↓
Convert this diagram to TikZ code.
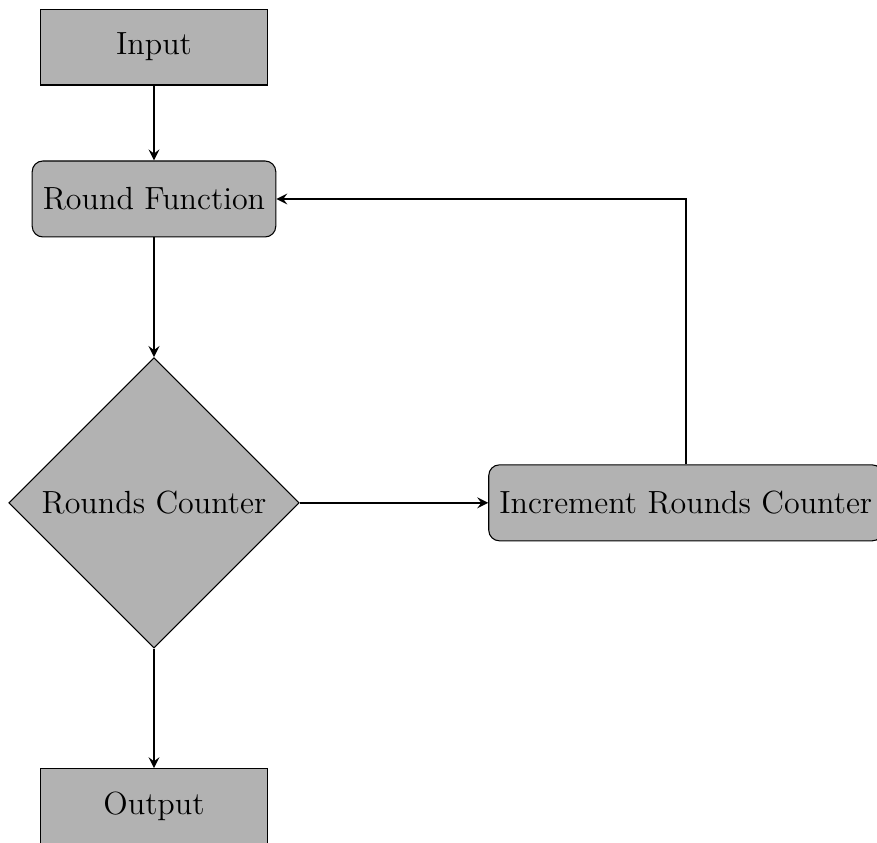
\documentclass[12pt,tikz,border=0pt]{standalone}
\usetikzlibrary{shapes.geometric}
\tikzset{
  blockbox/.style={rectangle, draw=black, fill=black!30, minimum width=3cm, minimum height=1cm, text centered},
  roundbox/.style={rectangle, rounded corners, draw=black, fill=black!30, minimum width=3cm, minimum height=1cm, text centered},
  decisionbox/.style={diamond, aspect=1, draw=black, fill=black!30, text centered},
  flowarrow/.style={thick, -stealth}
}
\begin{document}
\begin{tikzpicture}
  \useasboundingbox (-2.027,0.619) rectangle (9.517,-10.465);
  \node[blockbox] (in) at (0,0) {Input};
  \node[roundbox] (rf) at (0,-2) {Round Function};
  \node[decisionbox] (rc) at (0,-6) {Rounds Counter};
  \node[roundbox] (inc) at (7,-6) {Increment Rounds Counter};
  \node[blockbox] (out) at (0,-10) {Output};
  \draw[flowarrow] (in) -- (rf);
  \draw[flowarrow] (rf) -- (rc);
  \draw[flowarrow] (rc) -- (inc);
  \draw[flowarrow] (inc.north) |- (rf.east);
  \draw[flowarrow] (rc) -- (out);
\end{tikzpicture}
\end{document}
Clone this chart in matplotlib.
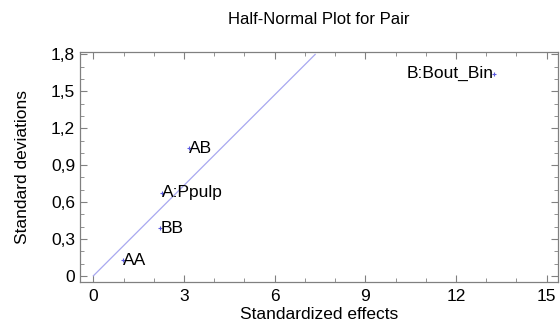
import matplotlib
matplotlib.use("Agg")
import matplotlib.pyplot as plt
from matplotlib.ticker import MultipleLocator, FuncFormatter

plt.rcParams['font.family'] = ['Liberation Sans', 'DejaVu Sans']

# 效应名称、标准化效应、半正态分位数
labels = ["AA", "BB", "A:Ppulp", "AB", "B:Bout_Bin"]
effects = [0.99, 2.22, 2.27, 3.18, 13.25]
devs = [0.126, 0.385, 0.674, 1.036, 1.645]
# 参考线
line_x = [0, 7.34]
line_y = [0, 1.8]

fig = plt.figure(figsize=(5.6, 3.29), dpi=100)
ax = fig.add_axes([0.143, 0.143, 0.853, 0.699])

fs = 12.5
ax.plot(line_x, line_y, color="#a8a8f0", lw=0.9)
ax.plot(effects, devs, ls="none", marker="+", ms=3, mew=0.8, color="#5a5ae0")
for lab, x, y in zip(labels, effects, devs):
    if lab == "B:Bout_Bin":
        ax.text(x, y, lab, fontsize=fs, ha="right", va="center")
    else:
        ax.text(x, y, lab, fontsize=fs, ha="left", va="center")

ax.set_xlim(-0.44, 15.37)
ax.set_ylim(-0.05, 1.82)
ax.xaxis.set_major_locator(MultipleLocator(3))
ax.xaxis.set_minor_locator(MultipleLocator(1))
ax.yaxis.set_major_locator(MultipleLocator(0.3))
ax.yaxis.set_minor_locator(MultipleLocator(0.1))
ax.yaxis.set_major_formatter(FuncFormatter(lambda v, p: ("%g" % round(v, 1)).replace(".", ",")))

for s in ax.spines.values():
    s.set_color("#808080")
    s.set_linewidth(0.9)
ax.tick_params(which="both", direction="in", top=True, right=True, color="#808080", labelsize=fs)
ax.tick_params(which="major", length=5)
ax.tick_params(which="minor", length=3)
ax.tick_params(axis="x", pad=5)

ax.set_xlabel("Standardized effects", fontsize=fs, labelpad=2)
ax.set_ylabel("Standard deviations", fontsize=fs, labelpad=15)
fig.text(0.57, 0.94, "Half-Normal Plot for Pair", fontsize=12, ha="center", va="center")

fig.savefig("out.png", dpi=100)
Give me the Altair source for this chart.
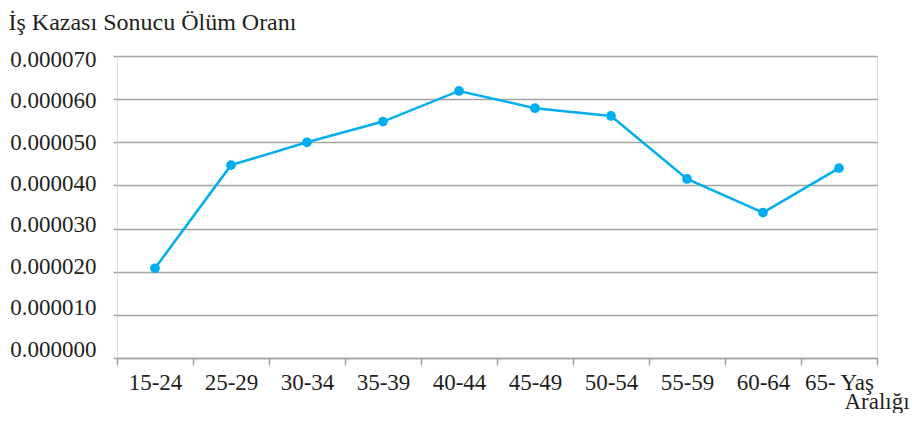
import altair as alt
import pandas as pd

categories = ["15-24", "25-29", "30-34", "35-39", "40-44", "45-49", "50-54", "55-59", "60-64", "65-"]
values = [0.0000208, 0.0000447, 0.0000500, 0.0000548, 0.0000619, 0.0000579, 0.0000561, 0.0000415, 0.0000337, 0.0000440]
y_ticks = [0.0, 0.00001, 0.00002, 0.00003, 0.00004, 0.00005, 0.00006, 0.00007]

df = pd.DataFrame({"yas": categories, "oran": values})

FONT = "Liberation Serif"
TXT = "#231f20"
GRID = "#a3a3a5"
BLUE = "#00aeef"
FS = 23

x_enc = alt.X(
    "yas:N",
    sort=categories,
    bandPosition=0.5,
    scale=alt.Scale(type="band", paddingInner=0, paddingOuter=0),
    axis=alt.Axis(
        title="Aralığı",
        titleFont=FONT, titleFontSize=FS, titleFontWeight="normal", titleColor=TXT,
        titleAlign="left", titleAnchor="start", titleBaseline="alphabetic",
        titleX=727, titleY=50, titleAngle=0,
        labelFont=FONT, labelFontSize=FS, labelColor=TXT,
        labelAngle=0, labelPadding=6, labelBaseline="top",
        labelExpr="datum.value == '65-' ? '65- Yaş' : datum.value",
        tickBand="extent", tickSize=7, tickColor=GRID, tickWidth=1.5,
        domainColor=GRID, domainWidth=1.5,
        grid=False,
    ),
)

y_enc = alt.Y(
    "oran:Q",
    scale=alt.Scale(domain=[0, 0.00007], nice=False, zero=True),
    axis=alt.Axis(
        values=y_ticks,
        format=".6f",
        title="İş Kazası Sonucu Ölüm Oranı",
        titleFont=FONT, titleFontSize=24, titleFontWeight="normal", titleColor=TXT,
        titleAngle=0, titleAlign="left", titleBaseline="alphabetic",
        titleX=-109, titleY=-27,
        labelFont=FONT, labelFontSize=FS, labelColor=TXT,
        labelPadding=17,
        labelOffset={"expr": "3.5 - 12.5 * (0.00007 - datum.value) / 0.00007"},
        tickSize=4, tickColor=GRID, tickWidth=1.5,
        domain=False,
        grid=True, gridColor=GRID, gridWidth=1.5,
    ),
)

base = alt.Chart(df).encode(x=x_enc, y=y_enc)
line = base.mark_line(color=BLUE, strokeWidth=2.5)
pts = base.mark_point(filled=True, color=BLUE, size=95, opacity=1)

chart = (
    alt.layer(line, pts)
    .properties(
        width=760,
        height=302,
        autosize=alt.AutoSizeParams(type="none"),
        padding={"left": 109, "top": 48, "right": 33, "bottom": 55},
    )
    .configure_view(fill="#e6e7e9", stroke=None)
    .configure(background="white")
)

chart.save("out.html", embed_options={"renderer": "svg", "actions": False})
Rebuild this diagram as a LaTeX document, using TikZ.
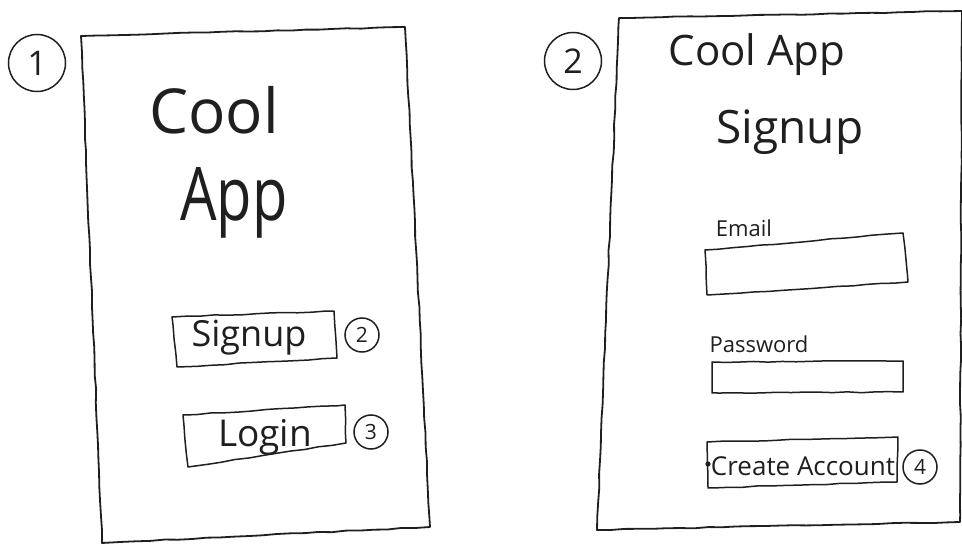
↑
Task objective: Using the listing above, locate the lines that hold "diagram" and copy each one.

Task response:
Convert this diagram to TikZ code.
Rebuild this diagram as a LaTeX document, using TikZ.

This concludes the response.